# fromm dog food



## jaws (Jan 13, 2008)

have anyone tried this food before


----------



## ::::COACH:::: (Apr 4, 2012)

I asked KMdogs this question as I feel he is very knowledgable about foods, here was his response:



KMdogs said:


> Fromm ingredients: Pork, Pork Meal, Oatmeal, Pearled Barley, Pea Protein, Brown Rice, White Rice, Dried Tomato Pomace, Whole Dried Egg, Sweet Potato, Pork Fat (preserved with mixed tocopherols and citric acid), Potato, Chicken, Applesauce, Cheese, Salmon Oil (preserved with mixed tocopherols), Flaxseed, Carrots, Broccoli, Cauliflower, Green Beans, Lecithin, Chicken Cartilage, Potassium Chloride, Cranberries, Blueberries, Salt, Chicory Root Extract, Alfalfa Sprouts, Yucca Schidigera Extract, Folic Acid, Parsley, Lactobacillus Acidophilus, Bifidobacterium Longum, Lactobacillus Plantarum, Enterococcous Faecium, Vitamin A, D3, E, B12 Supplements, Choline Bitartrate, Niacin, Pantothenic Acid, Ascorbic Acid, Riboflavin, Thiamine Mononitrate, Pyridoxine Hydrochloride, Biotin, Zinc Sulfate, Ferrous Sulfate, Manganous Sulfate, Copper Sulfate, Cobalt Carbonate, Calcium Iodate, Sorbic Acid, Iron Proteinate, Zinc Proteinate, Copper Proteinate, Manganese Proteinate, Sodium Selenite
> 
> The company is famous for splitting their ingredients to make it appealing at face value. If you look at the first two ingredients, "Pork" and "Pork Meal".. In reality it is just "Pork" which in the industry is a unspecific meat source. Think of it like a pack of hotdogs, you have some that contain 100% Beef while others will have "Beef" with "Chicken" or other random ingredients that make up the meat flavor. "Pork" in dog feed is the same concept..
> 
> ...


----------



## Jazzy&Veronica (Mar 18, 2011)

Been feeding it, I think for at least a year maybe longer. LOVE IT.

I did the dog food comparison test from the link in the sticky above and if I did it right...Fromm gets a 111 which = an A+

I feed the 4 star nutritionals line which is a line with several flavors, some of them grain free designed to be mixed and matched to give the dog variety.

I did the comparison on the Whitefish and potato variety.

Also if someone could clarify something in the above post...doesn't pork mean coming from a pig...I get that it doesn't specify what part of the pig...but what am I missing?

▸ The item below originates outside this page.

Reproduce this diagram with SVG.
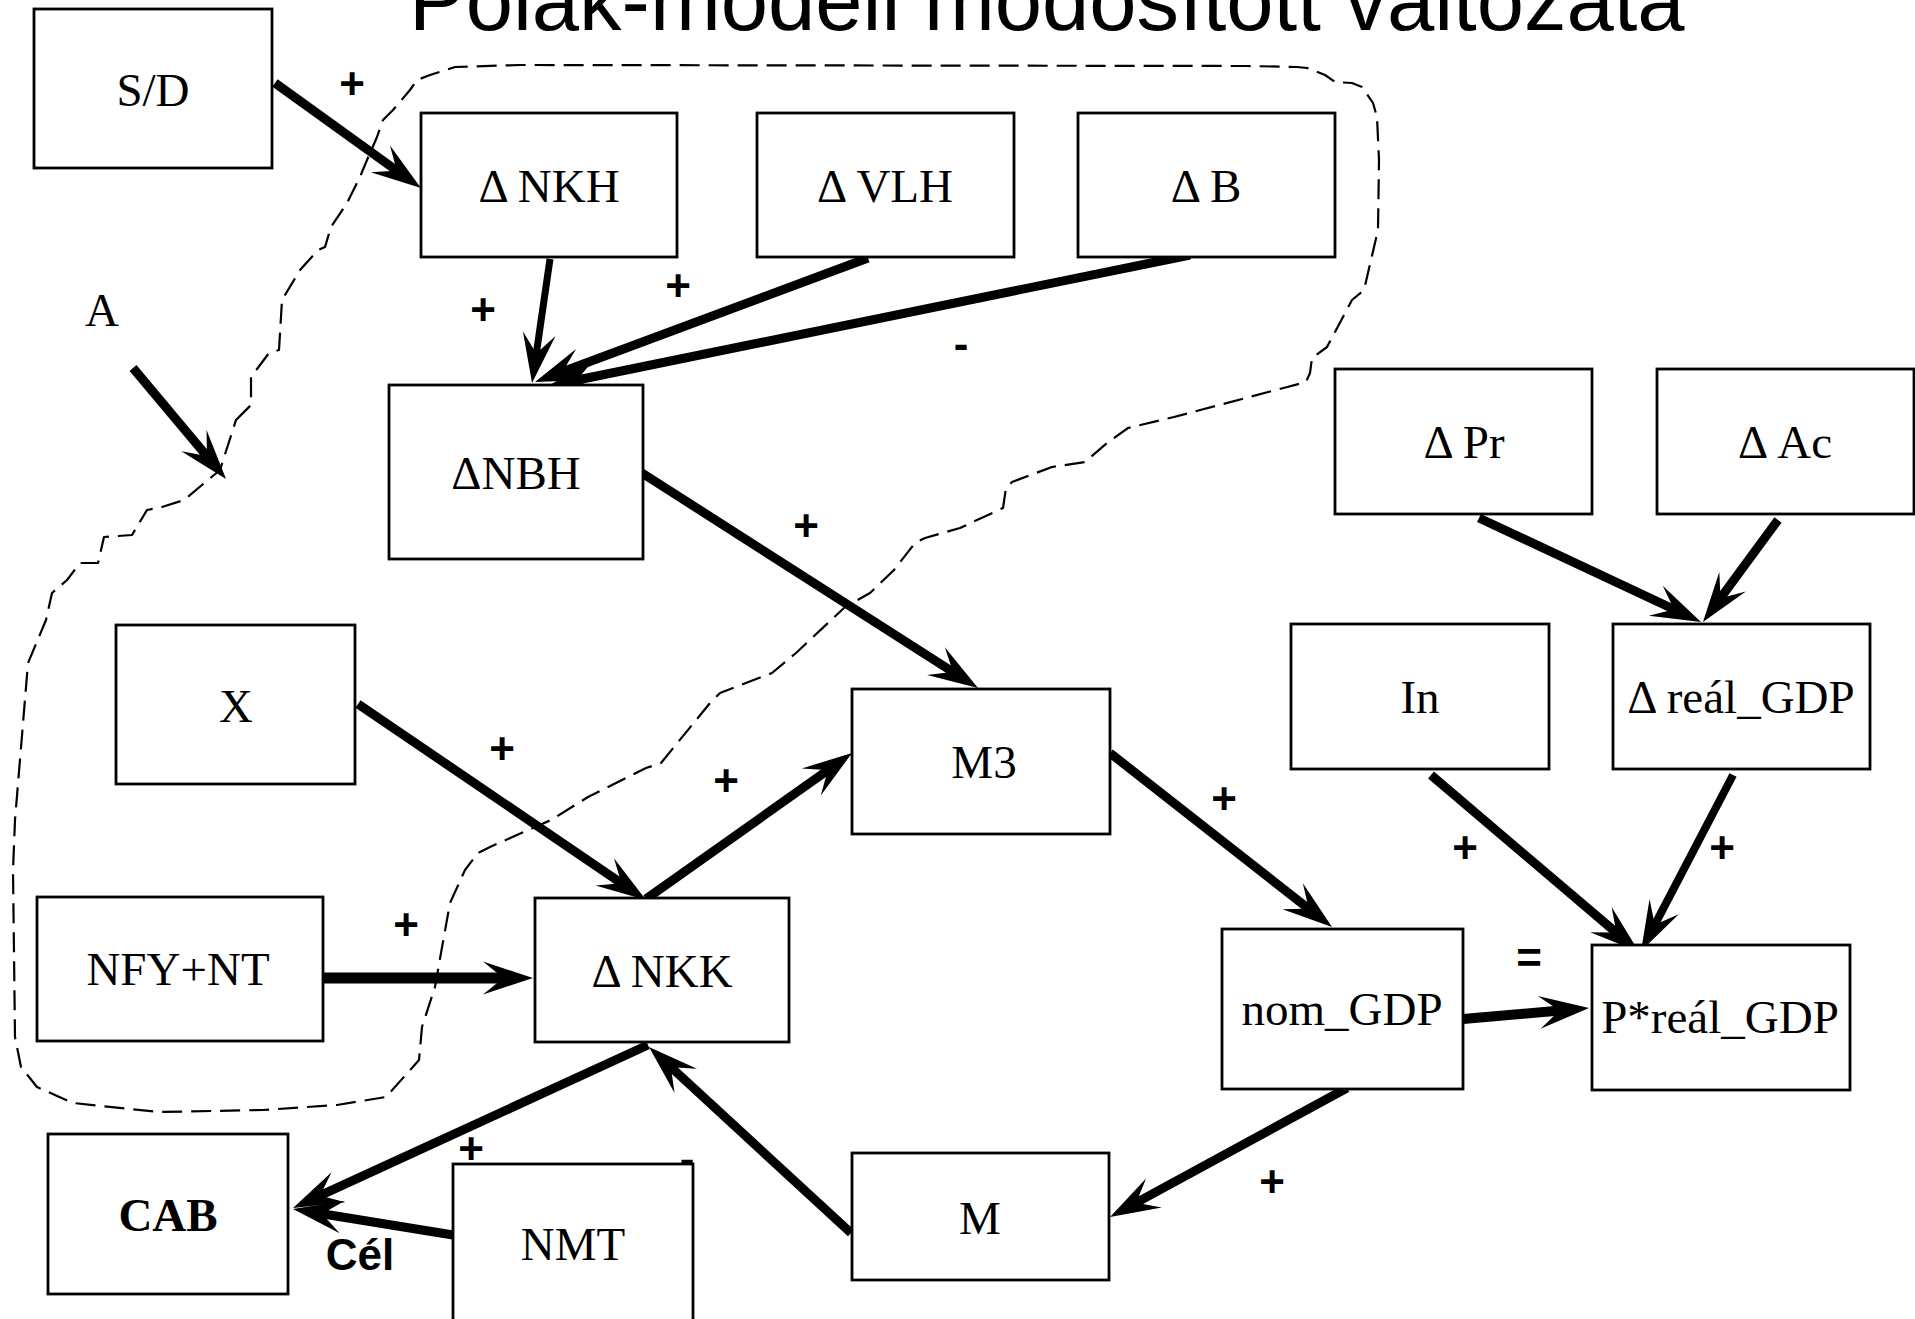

What I really like about Fromm is their stance on safety:
Food Safety - Fromm Family Foods

The fact that none of their ingredients come from China; and the fact that they've never been involved in a recall.


----------



## jaws (Jan 13, 2008)

The feed store buy me are having a sale. buy on large bag at $45 and get the 2nd one half off.


----------